[start]
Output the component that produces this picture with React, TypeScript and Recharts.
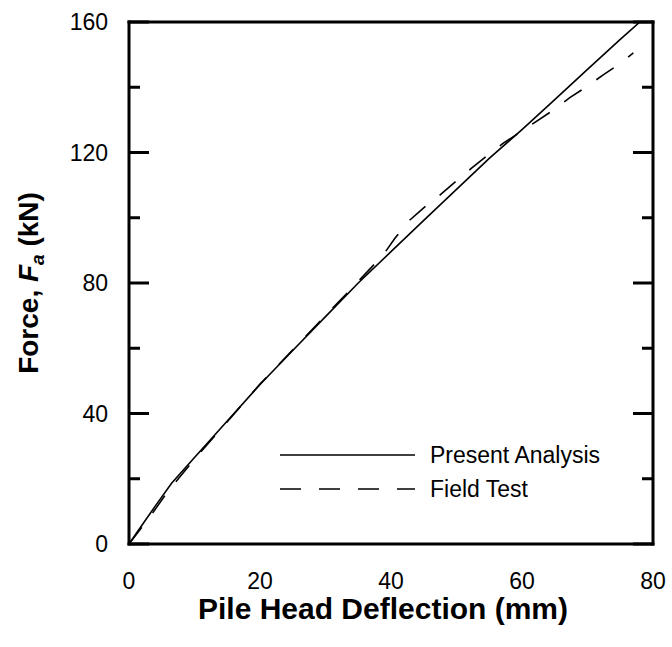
import React from "react";
import { LineChart, Line, XAxis, YAxis, Legend } from "recharts";

// Present Analysis (solid)
const analysisDeflection = [0, 2, 4, 6.5, 10, 15, 20, 25, 30, 35, 40, 45, 50, 55, 60, 65, 70, 75, 78];
const analysisForce = [0, 5.8, 11.6, 18.6, 26.5, 37.7, 48.9, 59.3, 69.7, 80, 89.6, 99.2, 108.7, 118.2, 127, 136.2, 145.5, 154.7, 160];

// Field Test (dashed)
const fieldDeflection = [0, 3, 6, 10, 15, 20, 25, 30, 35, 38.8, 40.6, 42.6, 44.9, 47.5, 50, 52.3, 54.6, 57.1, 60, 64.8, 67.3, 69.9, 72.4, 75, 77];
const fieldForce = [0, 7.8, 16.3, 26, 37.5, 49, 59.5, 70, 80.5, 88.6, 93.7, 98.8, 102.9, 107, 111.3, 115.2, 118.9, 122.8, 126.6, 133, 136.8, 140.2, 143.8, 147.3, 150.5];

const seriesNames = ["Present Analysis", "Field Test"];

const xMajorTicks = [0, 20, 40, 60, 80];
const xMinorTicks = [10, 30, 50, 70];
const yMajorTicks = [0, 40, 80, 120, 160];
const yMinorTicks = [20, 60, 100, 140];

const analysisData = analysisDeflection.map((d, i) => ({ d, f: analysisForce[i] }));
const fieldData = fieldDeflection.map((d, i) => ({ d, f: fieldForce[i] }));

const FONT = "'Liberation Sans', Arial, Helvetica, sans-serif";
const black = "#000";
const frame = { stroke: black, strokeWidth: 3, strokeLinecap: "square" as const };
const tickStroke = { stroke: black, strokeWidth: 3 };

// tick marks only, no label text
const NoLabel = () => <g />;

function XTitle(props: any) {
  const { viewBox } = props;
  return (
    <text
      x={viewBox.x + viewBox.width / 2 - 8}
      y={viewBox.y + 75}
      textAnchor="middle"
      fontFamily={FONT}
      fontSize={30}
      fontWeight="bold"
      fill={black}
    >
      Pile Head Deflection (mm)
    </text>
  );
}

function YTitle(props: any) {
  const { viewBox } = props;
  const cx = viewBox.x + 28;
  const cy = viewBox.y + viewBox.height / 2;
  return (
    <text
      x={cx}
      y={cy}
      dy={10}
      transform={`rotate(-90, ${cx}, ${cy})`}
      textAnchor="middle"
      fontFamily={FONT}
      fontSize={28}
      fontWeight="bold"
      fill={black}
    >
      Force,{" "}
      <tspan fontStyle="italic">F</tspan>
      <tspan fontStyle="italic" fontSize={19} dy={6}>a</tspan>
      <tspan dy={-6}> (kN)</tspan>
    </text>
  );
}

function LegendBox(props: any) {
  const items = [...(props.payload || [])].sort(
    (a: any, b: any) => seriesNames.indexOf(a.value) - seriesNames.indexOf(b.value)
  );
  return (
    <svg width={360} height={70} style={{ display: "block" }}>
      {items.map((it: any, i: number) => {
        const y = 15 + i * 34;
        return (
          <g key={i}>
            <line
              x1={0}
              x2={135}
              y1={y}
              y2={y}
              stroke={black}
              strokeWidth={1.6}
              strokeDasharray={it.payload?.strokeDasharray}
            />
            <text x={150} y={y + 8} fontFamily={FONT} fontSize={23} fill={black}>
              {it.value}
            </text>
          </g>
        );
      })}
    </svg>
  );
}

export default function App() {
  return (
    <div style={{ position: "absolute", left: 0, top: 0, background: "#fff" }}>
      <LineChart width={672} height={647} margin={{ top: 22, right: 19, left: 0, bottom: 0 }}>
        {/* labelled axes */}
        <XAxis
          xAxisId="x"
          dataKey="d"
          type="number"
          domain={[0, 80]}
          ticks={xMajorTicks}
          interval={0}
          allowDataOverflow
          height={103}
          axisLine={false}
          tickLine={false}
          tickSize={0}
          tickMargin={29}
          tick={{ fill: black, fontSize: 23, fontFamily: FONT }}
          label={<XTitle />}
        />
        <YAxis
          yAxisId="y"
          dataKey="f"
          type="number"
          domain={[0, 160]}
          ticks={yMajorTicks}
          interval={0}
          allowDataOverflow
          width={129}
          axisLine={false}
          tickLine={false}
          tickSize={0}
          tickMargin={21}
          tick={{ fill: black, fontSize: 23, fontFamily: FONT }}
          label={<YTitle />}
        />
        {/* inward ticks + frame */}
        <XAxis xAxisId="bMaj" type="number" domain={[0, 80]} ticks={xMajorTicks} interval={0} allowDataOverflow mirror height={1} tick={NoLabel} tickSize={20} tickLine={tickStroke} axisLine={frame} />
        <XAxis xAxisId="bMin" type="number" domain={[0, 80]} ticks={xMinorTicks} interval={0} allowDataOverflow mirror height={1} tick={NoLabel} tickSize={10} tickLine={tickStroke} axisLine={false} />
        <XAxis xAxisId="tMaj" orientation="top" type="number" domain={[0, 80]} ticks={xMajorTicks} interval={0} allowDataOverflow mirror height={1} tick={NoLabel} tickSize={20} tickLine={tickStroke} axisLine={frame} />
        <XAxis xAxisId="tMin" orientation="top" type="number" domain={[0, 80]} ticks={xMinorTicks} interval={0} allowDataOverflow mirror height={1} tick={NoLabel} tickSize={10} tickLine={tickStroke} axisLine={false} />
        <YAxis yAxisId="lMaj" type="number" domain={[0, 160]} ticks={yMajorTicks} interval={0} allowDataOverflow mirror width={1} tick={NoLabel} tickSize={20} tickLine={tickStroke} axisLine={frame} />
        <YAxis yAxisId="lMin" type="number" domain={[0, 160]} ticks={yMinorTicks} interval={0} allowDataOverflow mirror width={1} tick={NoLabel} tickSize={10} tickLine={tickStroke} axisLine={false} />
        <YAxis yAxisId="rMaj" orientation="right" type="number" domain={[0, 160]} ticks={yMajorTicks} interval={0} allowDataOverflow mirror width={1} tick={NoLabel} tickSize={20} tickLine={tickStroke} axisLine={frame} />
        <YAxis yAxisId="rMin" orientation="right" type="number" domain={[0, 160]} ticks={yMinorTicks} interval={0} allowDataOverflow mirror width={1} tick={NoLabel} tickSize={10} tickLine={tickStroke} axisLine={false} />

        <Line
          xAxisId="x"
          yAxisId="y"
          data={analysisData}
          dataKey="f"
          name={seriesNames[0]}
          type="linear"
          stroke={black}
          strokeWidth={1.6}
          dot={false}
          activeDot={false}
          isAnimationActive={false}
        />
        <Line
          xAxisId="x"
          yAxisId="y"
          data={fieldData}
          dataKey="f"
          name={seriesNames[1]}
          type="linear"
          stroke={black}
          strokeWidth={1.6}
          strokeDasharray="21 18"
          dot={false}
          activeDot={false}
          isAnimationActive={false}
        />
        <Legend
          layout="vertical"
          align="center"
          verticalAlign="middle"
          content={<LegendBox />}
          wrapperStyle={{ left: 280, top: 440, width: 360 }}
        />
      </LineChart>
    </div>
  );
}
[end]
Stated goal: Print, exactly as written, the lines above from the first one to the one containing "const yMinorTicks = [20, 60, 100, 140];". Leave out pictures.

Full answer:
Output the component that produces this picture with React, TypeScript and Recharts.
import React from "react";
import { LineChart, Line, XAxis, YAxis, Legend } from "recharts";

// Present Analysis (solid)
const analysisDeflection = [0, 2, 4, 6.5, 10, 15, 20, 25, 30, 35, 40, 45, 50, 55, 60, 65, 70, 75, 78];
const analysisForce = [0, 5.8, 11.6, 18.6, 26.5, 37.7, 48.9, 59.3, 69.7, 80, 89.6, 99.2, 108.7, 118.2, 127, 136.2, 145.5, 154.7, 160];

// Field Test (dashed)
const fieldDeflection = [0, 3, 6, 10, 15, 20, 25, 30, 35, 38.8, 40.6, 42.6, 44.9, 47.5, 50, 52.3, 54.6, 57.1, 60, 64.8, 67.3, 69.9, 72.4, 75, 77];
const fieldForce = [0, 7.8, 16.3, 26, 37.5, 49, 59.5, 70, 80.5, 88.6, 93.7, 98.8, 102.9, 107, 111.3, 115.2, 118.9, 122.8, 126.6, 133, 136.8, 140.2, 143.8, 147.3, 150.5];

const seriesNames = ["Present Analysis", "Field Test"];

const xMajorTicks = [0, 20, 40, 60, 80];
const xMinorTicks = [10, 30, 50, 70];
const yMajorTicks = [0, 40, 80, 120, 160];
const yMinorTicks = [20, 60, 100, 140];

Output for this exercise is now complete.